On Nov 6, 2015 the Federal Court of Appeal dismissed the CRA
appeal in MNR v McNally 2015 FCA 248 in a unanimous
decision. Mr. McNally was successful in requiring CRA to assess his
return. CRA had refused to do soon the basis that he had
participated in a tax shelter. The Court of appeal repeated that
the CRA's policy of delaying tax returns in order to deter
taxpayers was not a valid policy under the law. Revenue Canada
admitted that the main reason Mr. McNally's return (like other
Canadian taxpayers in the same situation) had not been assessed was
to discourage participation in Canadian income tax shelters. Mr.
McNally's Canadian income tax lawyer brought a mandamus
application in the Federal Court of Canada to require the Canadian
tax department to assess that return. The Federal Court of Canada
at 2015 FC 767 ruled in the taxpayer's favour in June 2015 that
CRA's duty to provide an income tax assessment with due
dispatch under section 152(1) of the Canadian Income Tax Act was
violated by CRA. Canada Revenue Agency is of the view that widely
marketed tax shelters are generally invalid. CRA therefore decided
not to assess the participants' tax returns until after the
audit of the gifting tax shelter. The tax department stated that
the purpose in implementing this change was to deter participation
in these income tax shelters. The Federal Court held that the
Minister of National Revenue owes Mr. McNally a statutory duty to
examine his return "with all due dispatch".
CRA complied with the judgment but still wished to continue the
appeal in order to pursue a jurisprudential point. The taxpayer
declined to participate in the appeal. He got what he wanted since
the Federal Court gave judgment in his favour and CRA had complied
with it.
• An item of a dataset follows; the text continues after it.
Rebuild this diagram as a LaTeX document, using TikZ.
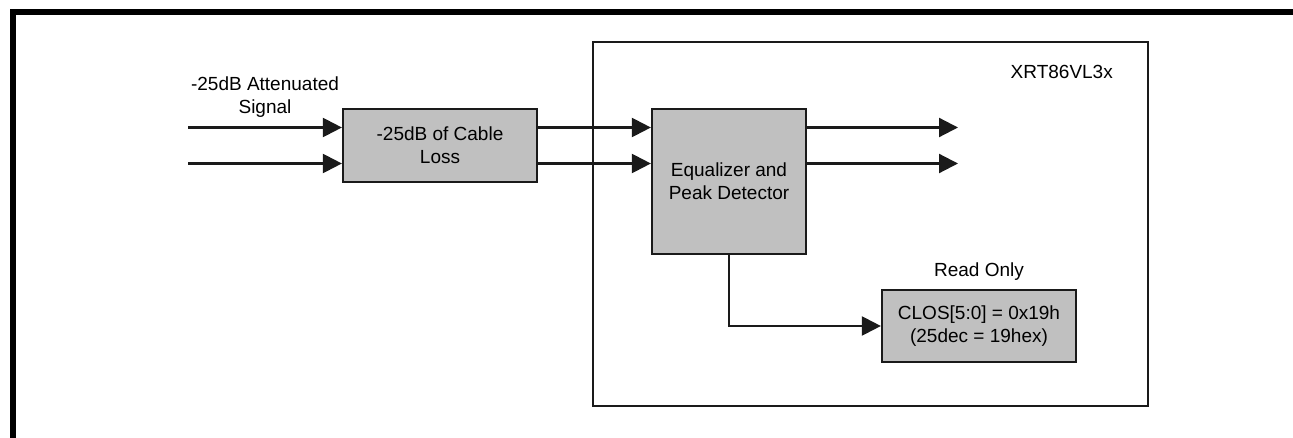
\documentclass[tikz,border=0pt]{standalone}
\usepackage{fontspec}
\setmainfont{Liberation Sans}
\usepackage{xcolor}
\usepackage{tikz}
\usetikzlibrary{positioning,arrows.meta,calc}
\definecolor{blockfill}{HTML}{C0C0C0}
\definecolor{edge}{HTML}{1A1A1A}
\tikzset{
  box/.style={rectangle,draw=edge,fill=blockfill,line width=2.2pt,
    align=center,inner sep=2pt,font=\fontsize{19}{23}\selectfont},
  lbl/.style={align=center,inner sep=0pt,font=\fontsize{19}{23}\selectfont},
  fl/.style={-{Triangle[length=19pt,width=19pt]},draw=edge,line width=2.2pt},
}

\begin{document}
\begin{tikzpicture}[x=1pt,y=-1pt]
  \useasboundingbox (0,0) rectangle (1293,438);
  % frame and chip outline
  \draw[line width=6pt,line join=miter] (13,438) -- (13,12) -- (1293,12);
  \draw[edge,line width=2.2pt] (593,42) rectangle (1148,406);
  \node[lbl,anchor=east] (chip) at (1113,72) {XRT86VL3x};
  % blocks
  \node[box,minimum width=194pt,minimum height=73pt] (loss) at (440,145.5) {-25dB of Cable\\Loss};
  \node[box,minimum width=154pt,minimum height=145pt] (eq) at (729,181.5) {Equalizer and\\Peak Detector};
  \node[box,minimum width=194pt,minimum height=72pt] (clos) at (979,326) {CLOS[5:0] = 0x19h\\(25dec = 19hex)};
  \node[lbl,above=8pt of clos] (ro) {Read Only};
  \node[lbl] (att) at (265,97) {-25dB Attenuated\\Signal};
  % signal ends
  \coordinate (a1) at (188,127.5);
  \coordinate (a2) at (188,163.5);
  \coordinate (o1) at (958,127.5);
  \coordinate (o2) at (958,163.5);
  \draw[fl] (a1) -- (a1 -| loss.west);
  \draw[fl] (a2) -- (a2 -| loss.west);
  \draw[fl] (a1 -| loss.east) -- (a1 -| eq.west);
  \draw[fl] (a2 -| loss.east) -- (a2 -| eq.west);
  \draw[fl] (a1 -| eq.east) -- (o1);
  \draw[fl] (a2 -| eq.east) -- (o2);
  \draw[fl] (eq.south) |- (clos.west);
\end{tikzpicture}
\end{document}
CRA appealed to the Federal Court of Appeal. The parties
agreed that the appeal became moot once the income tax assessment
had been issued. The case therefore discussed the 3 tests for
reviewing a moot case set out in the Supreme Court's decision
in Borowski v. Canada (Attorney General),  1 S.C.R.
342, 57 D.L.R. (4th) 231. Applying the facts of Mr. McNally's
situation to these 3 factors the court concluded that there were no
grounds for continuing the appeal. Mr. McNally was therefore not
required to participate in the appeal.